The best part of Jaislamer is that, it still holds its ancient old world charm, the several havellis, forts and palaces of Jaisalmer are living. Walking through the tiny gullies of Jaisalmer, the thing that stumps you the most is the beautifully ornate pathways and homes designed in old day’s haveli style. It is like the city was forgotten in the foreign invasion and from a Royal lineage it passed on to a democratic India. The architectural magnificence with its beautiful carvings and ornate sculptures is truly spell binding. The thing with Jaisalmer is that it is small and can be covered in no time… the locals in the town are one of the best, extremely warm and friendly and the town is filled with stories.
It was one of these stories that led me deeper into Jaisalmer and its border… the Tanot Mata Temple. For those of you who are unaware of the story of this temple – the Tanot Mata temple is situated close to the Indo-Pak border. This temple is the last destination before you reach the border, if you want to have a look at the Indo Pak border, you need to get all the documentations and paper in order!

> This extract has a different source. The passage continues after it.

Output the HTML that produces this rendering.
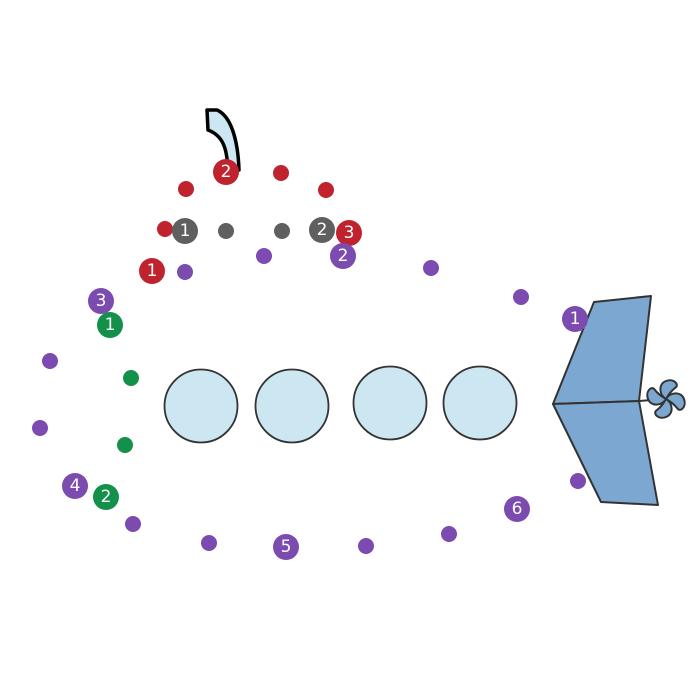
<!DOCTYPE html>
<html><head><style>body{margin:0;background:#fff}svg{display:block}text{font-family:"DejaVu Sans","Liberation Sans",sans-serif;font-size:17px;fill:#fff;text-anchor:middle;dominant-baseline:central}</style></head><body>
<svg width="700" height="700" viewBox="0 0 700 700">
<path d="M207,110 L217,110 C231,116 238,140 239,170 L228,170 C227,150 224,136 208,130 Z" fill="#cce6f2" stroke="#000" stroke-width="3.5" stroke-linejoin="round"/>
<g fill="#cce6f2" stroke="#333" stroke-width="1.8">
<circle cx="201" cy="406" r="36.5"/><circle cx="292" cy="406" r="36.5"/><circle cx="390" cy="403" r="36.5"/><circle cx="480" cy="403" r="36.5"/></g>
<g fill="#7ba7d0" stroke="#333" stroke-width="2" stroke-linejoin="round">
<path d="M594,302 L651,296 L639,401 L553,404 Z"/><path d="M553,404 L639,401 L658,505 L601,502 Z"/>
<line x1="639" y1="401" x2="652" y2="400"/>
<g transform="translate(666,399)" stroke-width="2">
<path d="M0,0 C-7,-4 -8,-15 0,-18 C8,-21 14,-14 9,-11 C5,-8 3,-5 0,0Z"/>
<path d="M0,0 C-7,-4 -8,-15 0,-18 C8,-21 14,-14 9,-11 C5,-8 3,-5 0,0Z" transform="rotate(90)"/>
<path d="M0,0 C-7,-4 -8,-15 0,-18 C8,-21 14,-14 9,-11 C5,-8 3,-5 0,0Z" transform="rotate(180)"/>
<path d="M0,0 C-7,-4 -8,-15 0,-18 C8,-21 14,-14 9,-11 C5,-8 3,-5 0,0Z" transform="rotate(270)"/>
</g>
</g>
<g fill="#c0232e"><circle cx="186" cy="189" r="8"/><circle cx="281" cy="173" r="8"/><circle cx="326" cy="190" r="8"/><circle cx="165" cy="229" r="8"/></g>
<g fill="#5f5f5f"><circle cx="226" cy="231" r="8"/><circle cx="282" cy="231" r="8"/></g>
<g fill="#7b4bb0"><circle cx="185" cy="272" r="8"/><circle cx="264" cy="256" r="8"/><circle cx="431" cy="268" r="8"/><circle cx="521" cy="297" r="8"/><circle cx="50" cy="361" r="8"/><circle cx="40" cy="428" r="8"/><circle cx="133" cy="524" r="8"/><circle cx="209" cy="543" r="8"/><circle cx="366" cy="546" r="8"/><circle cx="449" cy="534" r="8"/><circle cx="578" cy="481" r="8"/></g>
<g fill="#13904a"><circle cx="131" cy="378" r="8"/><circle cx="125" cy="445" r="8"/></g>
<g>
<circle cx="226" cy="172" r="13" fill="#c0232e"/><text x="226" y="172">2</text>
<circle cx="185" cy="231" r="13" fill="#5f5f5f"/><text x="185" y="231">1</text>
<circle cx="322" cy="230" r="13" fill="#5f5f5f"/><text x="322" y="230">2</text>
<circle cx="349" cy="233" r="13" fill="#c0232e"/><text x="349" y="233">3</text>
<circle cx="343" cy="256" r="13" fill="#7b4bb0"/><text x="343" y="256">2</text>
<circle cx="152" cy="271" r="13" fill="#c0232e"/><text x="152" y="271">1</text>
<circle cx="101" cy="301" r="13" fill="#7b4bb0"/><text x="101" y="301">3</text>
<circle cx="110" cy="325" r="13" fill="#13904a"/><text x="110" y="325">1</text>
<circle cx="575" cy="319" r="13" fill="#7b4bb0"/><text x="575" y="319">1</text>
<circle cx="75" cy="486" r="13" fill="#7b4bb0"/><text x="75" y="486">4</text>
<circle cx="106" cy="497" r="13" fill="#13904a"/><text x="106" y="497">2</text>
<circle cx="286" cy="547" r="13" fill="#7b4bb0"/><text x="286" y="547">5</text>
<circle cx="517" cy="509" r="13" fill="#7b4bb0"/><text x="517" y="509">6</text>
</g>
</svg></body></html>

Legend has it that during the Indo Pak war of the 70’s, the Pakistani Army had dropped several bombs targeting the temple, but none of these touched the temple and even a large number of the bombs did explode… the BSF Jawans manage and man the temple, and it also has a museum with a collection of these unexploded bombs…
It took me all of 2 hours to reach the temple… located bang in the middle of the Thar Desert, by the time I reached the destination it was noon and it turned out to be a day of contrasts with the burning sun overhead and the cool desert breeze… the Tanot Mata temple is a rather open area and unlike most Indian temples, it also has an Islamic shrine with the temple complex… the BSF guard proudly told us, that this was the perfect vision of true India.
Everyone in the region has strong reverence to the Goddess, especially after the Longewala incident, the BSF guard told us “Mata protected and saved all of us, especially those of us who sought shelter in her shrine. Hidden under a mask of serenity is the fact that it is nevertheless close to the Indo-Pak border… both countries have planted land mines in the area and the caution mine-field sight is a rather sobering effect. While a few hapless villages have lost their limbs and lives with this, (sadly, collateral damage) the worst affected are the animals and plants of the area.
There is this uneasy silence and tension in the area, which only left me feeling highly sorry and miserable… I think this was one of the first places in Rajasthan that had made me feel so. The temple is beautiful and serene but it is the underlying tension around depresses me.
It was probably the first that I left the Thar Desert as soon as I could, and headed back to the confines of Jaisalmer… the evening sun was setting in by the time I reached the city and I decided to have a dinner at this peaceful place inside the Golden fort… (Possibly one of the few forts that have people and businesses residing inside!) … I spent the evening gazing at the clear desert skies and the setting sun.